--- Begin RECORDS SHOWN ---

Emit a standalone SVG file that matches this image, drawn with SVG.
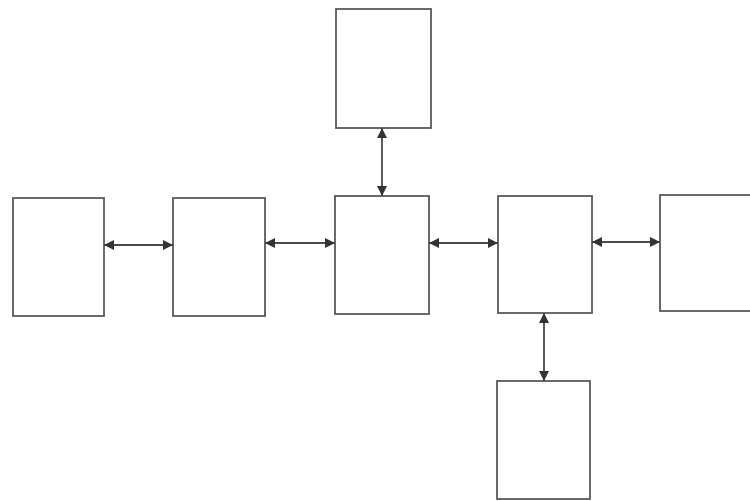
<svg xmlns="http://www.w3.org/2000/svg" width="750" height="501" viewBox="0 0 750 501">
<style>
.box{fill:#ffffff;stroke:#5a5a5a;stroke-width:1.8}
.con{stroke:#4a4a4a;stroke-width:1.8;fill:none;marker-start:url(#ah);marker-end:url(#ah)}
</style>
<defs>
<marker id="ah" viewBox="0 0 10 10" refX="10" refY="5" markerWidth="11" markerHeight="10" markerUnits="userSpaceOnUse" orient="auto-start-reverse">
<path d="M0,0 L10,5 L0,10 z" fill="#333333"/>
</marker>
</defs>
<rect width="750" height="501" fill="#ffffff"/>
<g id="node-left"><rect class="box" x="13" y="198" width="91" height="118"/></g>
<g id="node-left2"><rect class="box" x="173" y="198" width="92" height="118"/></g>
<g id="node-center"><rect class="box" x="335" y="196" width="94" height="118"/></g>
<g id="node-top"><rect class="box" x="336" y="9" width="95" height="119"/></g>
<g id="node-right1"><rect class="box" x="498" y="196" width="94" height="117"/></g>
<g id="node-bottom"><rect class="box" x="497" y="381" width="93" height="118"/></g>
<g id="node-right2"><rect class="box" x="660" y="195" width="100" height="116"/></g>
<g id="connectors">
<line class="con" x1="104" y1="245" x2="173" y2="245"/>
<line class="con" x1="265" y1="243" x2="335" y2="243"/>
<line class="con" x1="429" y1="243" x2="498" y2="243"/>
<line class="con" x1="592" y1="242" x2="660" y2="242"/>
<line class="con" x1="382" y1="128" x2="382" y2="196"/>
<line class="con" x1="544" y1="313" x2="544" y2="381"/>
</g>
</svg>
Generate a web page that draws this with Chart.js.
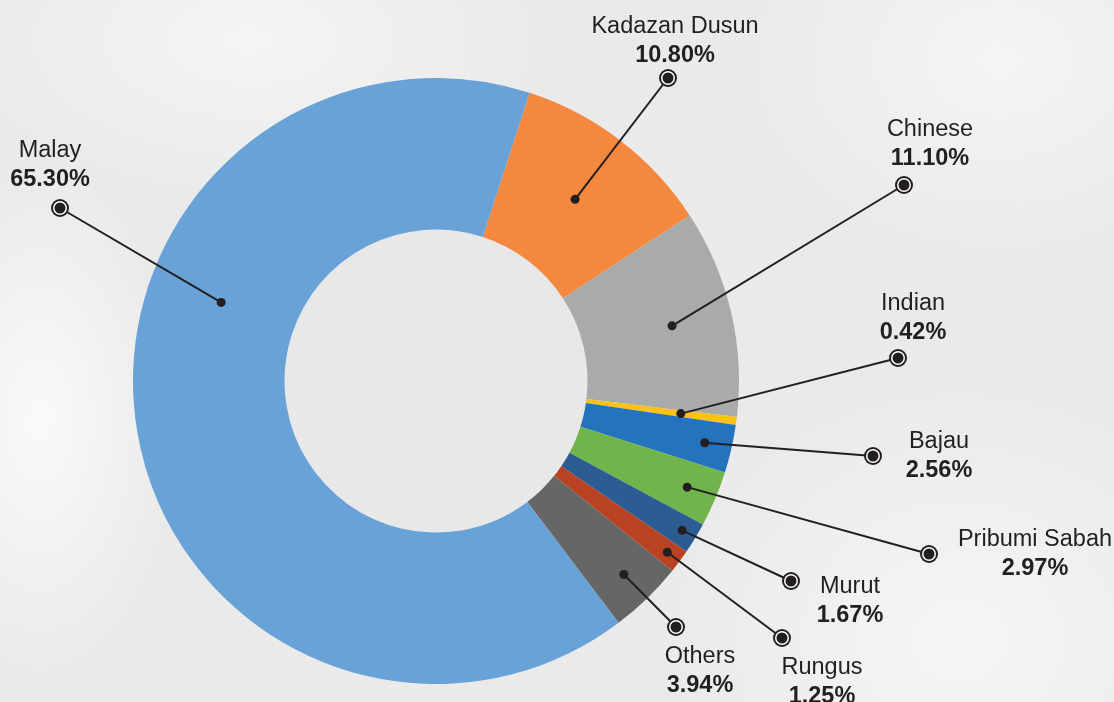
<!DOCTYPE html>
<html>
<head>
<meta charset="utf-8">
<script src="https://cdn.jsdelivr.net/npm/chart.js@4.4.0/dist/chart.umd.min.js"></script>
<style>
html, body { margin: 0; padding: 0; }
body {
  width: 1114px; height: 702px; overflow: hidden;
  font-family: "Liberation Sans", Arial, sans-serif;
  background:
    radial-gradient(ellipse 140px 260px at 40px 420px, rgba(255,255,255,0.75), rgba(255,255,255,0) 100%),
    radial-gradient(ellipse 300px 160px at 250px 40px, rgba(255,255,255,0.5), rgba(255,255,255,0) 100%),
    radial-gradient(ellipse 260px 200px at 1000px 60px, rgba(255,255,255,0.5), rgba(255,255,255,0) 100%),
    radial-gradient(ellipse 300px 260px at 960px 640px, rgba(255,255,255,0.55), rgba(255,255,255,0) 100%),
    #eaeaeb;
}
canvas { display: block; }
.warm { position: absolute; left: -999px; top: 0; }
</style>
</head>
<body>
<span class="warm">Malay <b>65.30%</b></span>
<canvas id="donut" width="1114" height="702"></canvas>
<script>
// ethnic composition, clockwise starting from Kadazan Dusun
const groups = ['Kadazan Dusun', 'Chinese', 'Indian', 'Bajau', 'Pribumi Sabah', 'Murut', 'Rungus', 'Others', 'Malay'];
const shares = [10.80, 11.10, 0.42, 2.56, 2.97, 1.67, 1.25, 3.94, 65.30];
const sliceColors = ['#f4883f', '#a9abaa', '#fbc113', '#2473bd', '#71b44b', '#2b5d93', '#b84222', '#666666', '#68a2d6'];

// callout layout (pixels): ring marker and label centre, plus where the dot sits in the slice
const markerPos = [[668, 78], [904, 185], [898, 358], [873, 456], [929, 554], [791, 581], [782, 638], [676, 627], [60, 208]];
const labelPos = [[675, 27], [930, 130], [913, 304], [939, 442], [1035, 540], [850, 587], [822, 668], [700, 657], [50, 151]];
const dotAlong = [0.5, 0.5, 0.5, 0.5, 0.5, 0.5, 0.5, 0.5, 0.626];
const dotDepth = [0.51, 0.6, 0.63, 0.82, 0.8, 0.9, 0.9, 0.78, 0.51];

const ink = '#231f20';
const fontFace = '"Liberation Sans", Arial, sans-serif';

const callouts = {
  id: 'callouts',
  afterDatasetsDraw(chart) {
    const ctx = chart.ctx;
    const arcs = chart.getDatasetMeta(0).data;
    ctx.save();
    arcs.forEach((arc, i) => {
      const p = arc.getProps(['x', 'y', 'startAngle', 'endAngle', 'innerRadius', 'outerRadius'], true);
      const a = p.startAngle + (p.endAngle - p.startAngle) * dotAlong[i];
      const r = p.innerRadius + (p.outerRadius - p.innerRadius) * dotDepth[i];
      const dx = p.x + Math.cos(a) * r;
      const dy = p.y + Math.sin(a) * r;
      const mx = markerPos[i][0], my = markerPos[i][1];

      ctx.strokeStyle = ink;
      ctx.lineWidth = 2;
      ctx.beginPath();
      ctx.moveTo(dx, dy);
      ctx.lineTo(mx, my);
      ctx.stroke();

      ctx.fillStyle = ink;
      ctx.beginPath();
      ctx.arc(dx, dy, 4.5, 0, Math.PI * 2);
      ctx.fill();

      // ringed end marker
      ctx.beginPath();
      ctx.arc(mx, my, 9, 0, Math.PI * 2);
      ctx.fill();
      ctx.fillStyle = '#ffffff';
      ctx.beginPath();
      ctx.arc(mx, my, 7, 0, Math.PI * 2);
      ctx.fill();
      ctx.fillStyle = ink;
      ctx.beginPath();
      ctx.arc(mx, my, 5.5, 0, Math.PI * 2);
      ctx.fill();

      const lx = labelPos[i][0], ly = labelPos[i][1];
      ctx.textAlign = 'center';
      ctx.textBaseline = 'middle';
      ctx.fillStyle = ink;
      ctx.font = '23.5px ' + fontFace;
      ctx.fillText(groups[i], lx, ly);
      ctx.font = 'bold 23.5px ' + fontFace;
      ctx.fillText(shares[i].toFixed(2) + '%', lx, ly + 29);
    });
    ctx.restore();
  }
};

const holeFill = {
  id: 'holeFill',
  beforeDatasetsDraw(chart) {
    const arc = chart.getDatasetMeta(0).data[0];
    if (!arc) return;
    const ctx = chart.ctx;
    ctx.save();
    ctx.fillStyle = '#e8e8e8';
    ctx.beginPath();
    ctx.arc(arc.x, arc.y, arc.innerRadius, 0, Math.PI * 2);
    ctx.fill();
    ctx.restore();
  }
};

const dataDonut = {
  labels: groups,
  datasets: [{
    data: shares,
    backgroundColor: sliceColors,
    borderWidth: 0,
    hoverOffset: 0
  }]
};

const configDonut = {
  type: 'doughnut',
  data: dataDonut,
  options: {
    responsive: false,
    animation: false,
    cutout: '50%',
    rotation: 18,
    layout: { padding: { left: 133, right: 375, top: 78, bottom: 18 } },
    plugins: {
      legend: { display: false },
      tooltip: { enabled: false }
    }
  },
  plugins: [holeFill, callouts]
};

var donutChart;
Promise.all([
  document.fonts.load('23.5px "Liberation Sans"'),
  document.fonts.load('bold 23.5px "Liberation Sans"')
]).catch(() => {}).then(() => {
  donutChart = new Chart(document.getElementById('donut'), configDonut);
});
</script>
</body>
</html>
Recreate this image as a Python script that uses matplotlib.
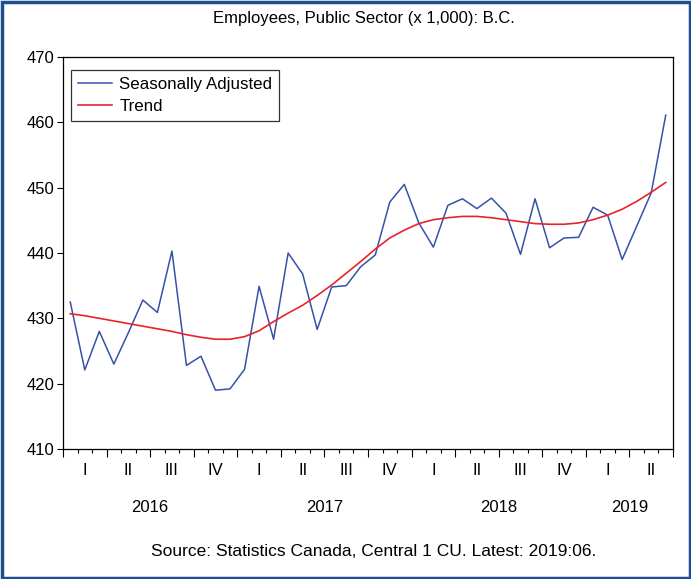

--- End RECORDS SHOWN ---

## EXERCISE GOAL
Leave out the pictures and copy every record above exactly.

## THE RESPONSE
Emit a standalone SVG file that matches this image, drawn with SVG.
<svg xmlns="http://www.w3.org/2000/svg" width="750" height="501" viewBox="0 0 750 501">
<style>
.box{fill:#ffffff;stroke:#5a5a5a;stroke-width:1.8}
.con{stroke:#4a4a4a;stroke-width:1.8;fill:none;marker-start:url(#ah);marker-end:url(#ah)}
</style>
<defs>
<marker id="ah" viewBox="0 0 10 10" refX="10" refY="5" markerWidth="11" markerHeight="10" markerUnits="userSpaceOnUse" orient="auto-start-reverse">
<path d="M0,0 L10,5 L0,10 z" fill="#333333"/>
</marker>
</defs>
<rect width="750" height="501" fill="#ffffff"/>
<g id="node-left"><rect class="box" x="13" y="198" width="91" height="118"/></g>
<g id="node-left2"><rect class="box" x="173" y="198" width="92" height="118"/></g>
<g id="node-center"><rect class="box" x="335" y="196" width="94" height="118"/></g>
<g id="node-top"><rect class="box" x="336" y="9" width="95" height="119"/></g>
<g id="node-right1"><rect class="box" x="498" y="196" width="94" height="117"/></g>
<g id="node-bottom"><rect class="box" x="497" y="381" width="93" height="118"/></g>
<g id="node-right2"><rect class="box" x="660" y="195" width="100" height="116"/></g>
<g id="connectors">
<line class="con" x1="104" y1="245" x2="173" y2="245"/>
<line class="con" x1="265" y1="243" x2="335" y2="243"/>
<line class="con" x1="429" y1="243" x2="498" y2="243"/>
<line class="con" x1="592" y1="242" x2="660" y2="242"/>
<line class="con" x1="382" y1="128" x2="382" y2="196"/>
<line class="con" x1="544" y1="313" x2="544" y2="381"/>
</g>
</svg>
Generate a web page that draws this with Chart.js.
<!DOCTYPE html>
<html>
<head>
<meta charset="utf-8">
<script src="https://cdn.jsdelivr.net/npm/chart.js@4.4.0/dist/chart.umd.min.js"></script>
<style>
html, body { margin: 0; padding: 0; }
body {
  width: 1114px; height: 702px; overflow: hidden;
  font-family: "Liberation Sans", Arial, sans-serif;
  background:
    radial-gradient(ellipse 140px 260px at 40px 420px, rgba(255,255,255,0.75), rgba(255,255,255,0) 100%),
    radial-gradient(ellipse 300px 160px at 250px 40px, rgba(255,255,255,0.5), rgba(255,255,255,0) 100%),
    radial-gradient(ellipse 260px 200px at 1000px 60px, rgba(255,255,255,0.5), rgba(255,255,255,0) 100%),
    radial-gradient(ellipse 300px 260px at 960px 640px, rgba(255,255,255,0.55), rgba(255,255,255,0) 100%),
    #eaeaeb;
}
canvas { display: block; }
.warm { position: absolute; left: -999px; top: 0; }
</style>
</head>
<body>
<span class="warm">Malay <b>65.30%</b></span>
<canvas id="donut" width="1114" height="702"></canvas>
<script>
// ethnic composition, clockwise starting from Kadazan Dusun
const groups = ['Kadazan Dusun', 'Chinese', 'Indian', 'Bajau', 'Pribumi Sabah', 'Murut', 'Rungus', 'Others', 'Malay'];
const shares = [10.80, 11.10, 0.42, 2.56, 2.97, 1.67, 1.25, 3.94, 65.30];
const sliceColors = ['#f4883f', '#a9abaa', '#fbc113', '#2473bd', '#71b44b', '#2b5d93', '#b84222', '#666666', '#68a2d6'];

// callout layout (pixels): ring marker and label centre, plus where the dot sits in the slice
const markerPos = [[668, 78], [904, 185], [898, 358], [873, 456], [929, 554], [791, 581], [782, 638], [676, 627], [60, 208]];
const labelPos = [[675, 27], [930, 130], [913, 304], [939, 442], [1035, 540], [850, 587], [822, 668], [700, 657], [50, 151]];
const dotAlong = [0.5, 0.5, 0.5, 0.5, 0.5, 0.5, 0.5, 0.5, 0.626];
const dotDepth = [0.51, 0.6, 0.63, 0.82, 0.8, 0.9, 0.9, 0.78, 0.51];

const ink = '#231f20';
const fontFace = '"Liberation Sans", Arial, sans-serif';

const callouts = {
  id: 'callouts',
  afterDatasetsDraw(chart) {
    const ctx = chart.ctx;
    const arcs = chart.getDatasetMeta(0).data;
    ctx.save();
    arcs.forEach((arc, i) => {
      const p = arc.getProps(['x', 'y', 'startAngle', 'endAngle', 'innerRadius', 'outerRadius'], true);
      const a = p.startAngle + (p.endAngle - p.startAngle) * dotAlong[i];
      const r = p.innerRadius + (p.outerRadius - p.innerRadius) * dotDepth[i];
      const dx = p.x + Math.cos(a) * r;
      const dy = p.y + Math.sin(a) * r;
      const mx = markerPos[i][0], my = markerPos[i][1];

      ctx.strokeStyle = ink;
      ctx.lineWidth = 2;
      ctx.beginPath();
      ctx.moveTo(dx, dy);
      ctx.lineTo(mx, my);
      ctx.stroke();

      ctx.fillStyle = ink;
      ctx.beginPath();
      ctx.arc(dx, dy, 4.5, 0, Math.PI * 2);
      ctx.fill();

      // ringed end marker
      ctx.beginPath();
      ctx.arc(mx, my, 9, 0, Math.PI * 2);
      ctx.fill();
      ctx.fillStyle = '#ffffff';
      ctx.beginPath();
      ctx.arc(mx, my, 7, 0, Math.PI * 2);
      ctx.fill();
      ctx.fillStyle = ink;
      ctx.beginPath();
      ctx.arc(mx, my, 5.5, 0, Math.PI * 2);
      ctx.fill();

      const lx = labelPos[i][0], ly = labelPos[i][1];
      ctx.textAlign = 'center';
      ctx.textBaseline = 'middle';
      ctx.fillStyle = ink;
      ctx.font = '23.5px ' + fontFace;
      ctx.fillText(groups[i], lx, ly);
      ctx.font = 'bold 23.5px ' + fontFace;
      ctx.fillText(shares[i].toFixed(2) + '%', lx, ly + 29);
    });
    ctx.restore();
  }
};

const holeFill = {
  id: 'holeFill',
  beforeDatasetsDraw(chart) {
    const arc = chart.getDatasetMeta(0).data[0];
    if (!arc) return;
    const ctx = chart.ctx;
    ctx.save();
    ctx.fillStyle = '#e8e8e8';
    ctx.beginPath();
    ctx.arc(arc.x, arc.y, arc.innerRadius, 0, Math.PI * 2);
    ctx.fill();
    ctx.restore();
  }
};

const dataDonut = {
  labels: groups,
  datasets: [{
    data: shares,
    backgroundColor: sliceColors,
    borderWidth: 0,
    hoverOffset: 0
  }]
};

const configDonut = {
  type: 'doughnut',
  data: dataDonut,
  options: {
    responsive: false,
    animation: false,
    cutout: '50%',
    rotation: 18,
    layout: { padding: { left: 133, right: 375, top: 78, bottom: 18 } },
    plugins: {
      legend: { display: false },
      tooltip: { enabled: false }
    }
  },
  plugins: [holeFill, callouts]
};

var donutChart;
Promise.all([
  document.fonts.load('23.5px "Liberation Sans"'),
  document.fonts.load('bold 23.5px "Liberation Sans"')
]).catch(() => {}).then(() => {
  donutChart = new Chart(document.getElementById('donut'), configDonut);
});
</script>
</body>
</html>
Recreate this image as a Python script that uses matplotlib.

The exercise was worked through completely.